■ **Task description**
Gather all lines with the word "that" in them.

■ **Data provided**
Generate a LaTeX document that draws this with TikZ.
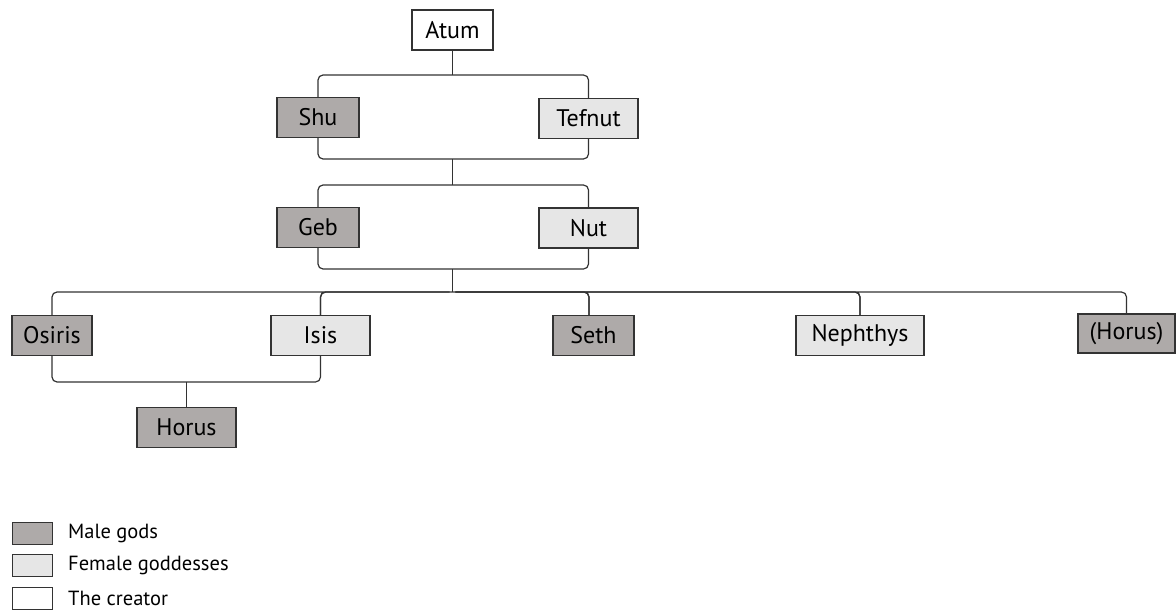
\documentclass[tikz,border=0pt]{standalone}
\usepackage{fontspec}
\setmainfont{PT Sans}
\definecolor{male}{HTML}{AEAAA9}
\definecolor{female}{HTML}{E6E6E6}
\definecolor{edge}{HTML}{333333}
\begin{document}
\begin{tikzpicture}[x=1pt,y=-1pt,
  god/.style={draw=edge,line width=1.2pt,inner sep=0pt,minimum height=40pt,font=\fontsize{24}{28}\selectfont},
  maleg/.style={god,fill=male},
  femaleg/.style={god,fill=female},
  creator/.style={god,fill=white},
  link/.style={draw=edge,line width=1.2pt,rounded corners=5pt},
  legbox/.style={draw=edge,line width=1pt,inner sep=0pt,minimum width=40pt,minimum height=22pt},
  legtext/.style={anchor=west,inner sep=0pt,font=\fontsize{20.5}{24}\selectfont}]
\useasboundingbox (0,0) rectangle (1176,610);
\node[creator,minimum width=81pt] (atum) at (452.5,30) {Atum};
\node[maleg,minimum width=82pt] (shu) at (318,117.5) {Shu};
\node[femaleg,minimum width=99pt] (tefnut) at (588.5,118.5) {Tefnut};
\node[maleg,minimum width=82pt] (geb) at (318,227.5) {Geb};
\node[femaleg,minimum width=99pt] (nut) at (588.5,228) {Nut};
\node[maleg,minimum width=80pt] (osiris) at (52,335.5) {Osiris};
\node[femaleg,minimum width=99pt] (isis) at (320.5,335.5) {Isis};
\node[maleg,minimum width=81pt] (seth) at (593.5,335.5) {Seth};
\node[femaleg,minimum width=128pt] (nephthys) at (860,335.5) {Nephthys};
\node[maleg,minimum width=97pt,minimum height=39pt] (horus2) at (1126.5,333.5) {(Horus)};
\node[maleg,minimum width=99pt] (horus) at (186.5,427.5) {Horus};
% connectors
\coordinate (j1) at (452.5,75);
\coordinate (j2) at (452.5,159);
\coordinate (j3) at (452.5,185);
\coordinate (j4) at (452.5,269);
\coordinate (j5) at (452.5,292);
\coordinate (j6) at (186.5,382);
\draw[link] (atum.south) -- (j1);
\draw[link] (shu.north) |- (j1) -| (tefnut.north);
\draw[link] (shu.south) |- (j2) -| (tefnut.south);
\draw[link] (j2) -- (j3);
\draw[link] (geb.north) |- (j3) -| (nut.north);
\draw[link] (geb.south) |- (j4) -| (nut.south);
\draw[link] (j4) -- (j5);
\draw[link] (osiris.north) |- (j5) -| (isis.north);
\draw[link] (isis.north) |- (j5) -| ([xshift=-4.5pt]seth.north);
\draw[link] ([xshift=-4.5pt]seth.north) |- (j5) -| (nephthys.north);
\draw[link] (nephthys.north) |- (j5) -| (horus2.north);
\draw[link] (osiris.south) |- (j6) -| (isis.south);
\draw[link] (j6) -- (horus.north);
% legend
\node[legbox,fill=male] (lm) at (32,533) {};
\node[legbox,fill=female] (lf) at (32,565) {};
\node[legbox,fill=white] (lc) at (32,598) {};
\node[legtext] (tm) at (68,533) {Male gods};
\node[legtext] (tf) at (68,565) {Female goddesses};
\node[legtext] (tc) at (68,598) {The creator};
\end{tikzpicture}
\end{document}
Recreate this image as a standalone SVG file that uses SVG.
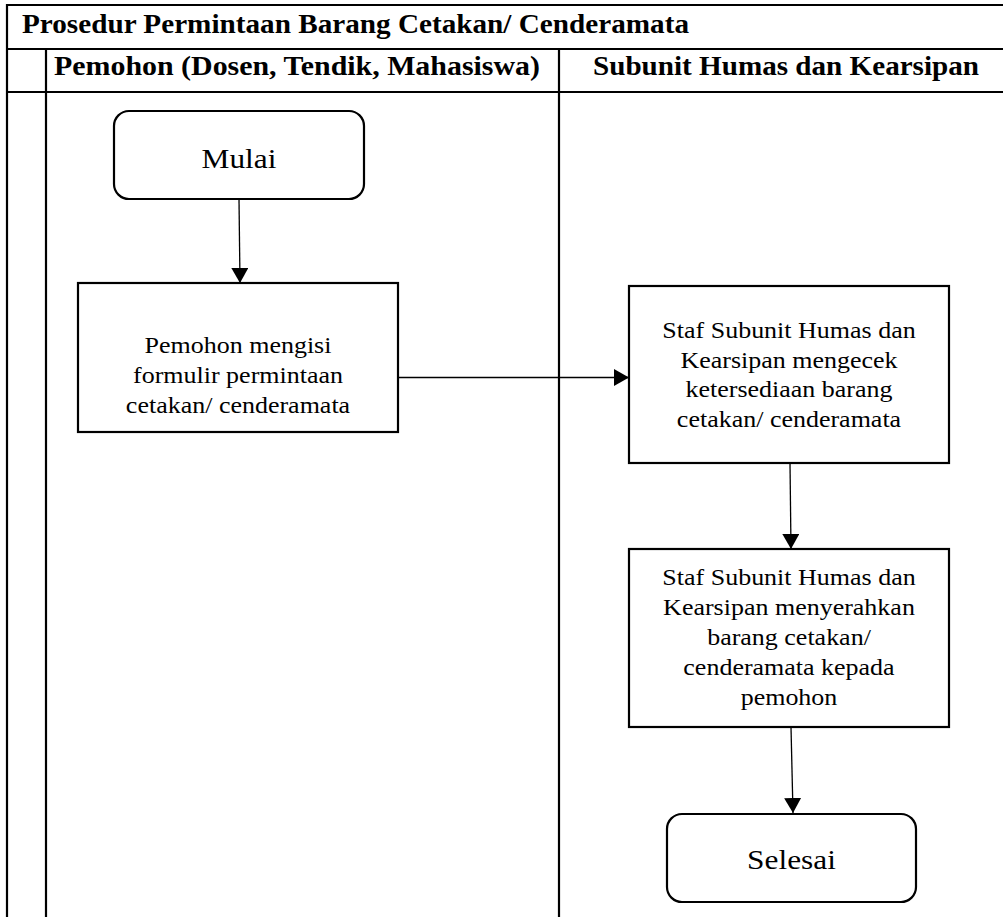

■ **Correct result**
Generate a LaTeX document that draws this with TikZ.
Recreate this image as a standalone SVG file that uses SVG.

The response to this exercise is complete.